着いて少し空港を見てからタクシーに乗り込んだのですが、南苑空港から東三環の三元橋エリアの宿までジャスト30分。タクシー乗り場では、近くではなく北京中心部に行く場合には別に待っている運転手さんがいるので、去哪里と聞かれたら、東三環!とか北四環!とか言って、その方面のタクシーの運転手さんを見つけていきます。
真っ直ぐ北に上がり四環をまわってきましたが、これぐらいならば首都空港でタクシー乗り場で延々と待って20分ぐらいで着くなんていうよりずっと速いかもしれません。ビバ南苑。
中国には空港等級というものがあります
ところで、中国には空港の等級というものがあります。「ああ南苑? 4Cだね!」、、、とは使いませんが、覚えておくとどれぐらいの規模の空港かが分かって「私は」便利です。皆様が便利かどうかはわかりません。
すごく簡単にいうと、滑走路の長さと、滑走路や誘導路などの設備がどれぐらいの大型機に対応しているか(翼の先端の先にさらに余裕が必要です)という二つの基準でついています。この基準は中国民用航空局(CAAC)による「民用机场飞行区技术标准」(民用空港飛行区技術標準)で定められており、下の図のようになっています。数字と漢字なので中国語が読めない方でもイメージしていだたけるのではないかと。

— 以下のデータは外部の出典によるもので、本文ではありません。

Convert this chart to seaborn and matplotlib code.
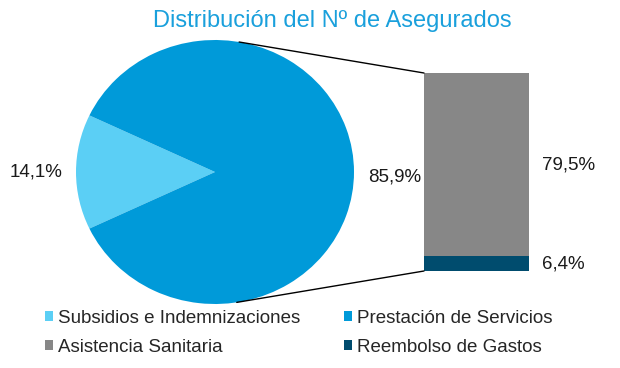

4FというとA380がいける、4EというとB747-8やB747-400、A340あたりの四発機がいける、という感じでイメージしてください。実際には滑走路の長さや幅だけでどの機体が降りれるというわけではありませんが。詳しく知りたい方はCAACのこのPDF(民用空港飛行区技術標準)を見ていただくと良いです。これを見てから中国の空港に行くと空港が100倍楽しくなりますよ! (私は。)
航空需要の増加に耐えられるのか
では、どれぐらい「4F」があるかというと、香港をいれて18(香港をいれて桃園をいれないのは何も言わずにじっとしています)、そしてあと12の空港が拡張または建設中だということです。知らなかった...。
では4Eや4Cはというと、もう「4」がつく空港はありすぎて数を計算しているのが大変面倒になり、世界のWikipedia、中国の百度百科、ということで百度百科に書いてある数字をコピペします。それによると「4E级机场25个、4D级机场35个、4C级机场58个」だそうです。4Cあたりになると行ったことがある空港は僅か一つしかありません(延吉)。
2030年までには世界最大の航空市場となる中国。様々な予測が複数の角度から出ており、それぞれの数字はかけ離れいてますが、あと20年で約3000機必要だという話があったり約6000機が必要だといっていたりします(Boeingの予測など)。もっとも、大きな方向性には間違いはありません。国土の広さ、人の多さからすれば、航空機はさらに日常的に使われることになります。この10年でも十分に中国は変化しました。次の10年ではさらに劇的な変化でしょう。しかし、こうした予測をもとに考慮したとき、中国の管制システムや航路・空域、セパレーション、そもそもパイロットの数などが追いつくのかという課題が指摘されています。
大きな空港も決して嫌いではありませんが、出張で飛ぶ身としては着陸してから外に出るまでの時間の効率も重要。大興の出来に期待します。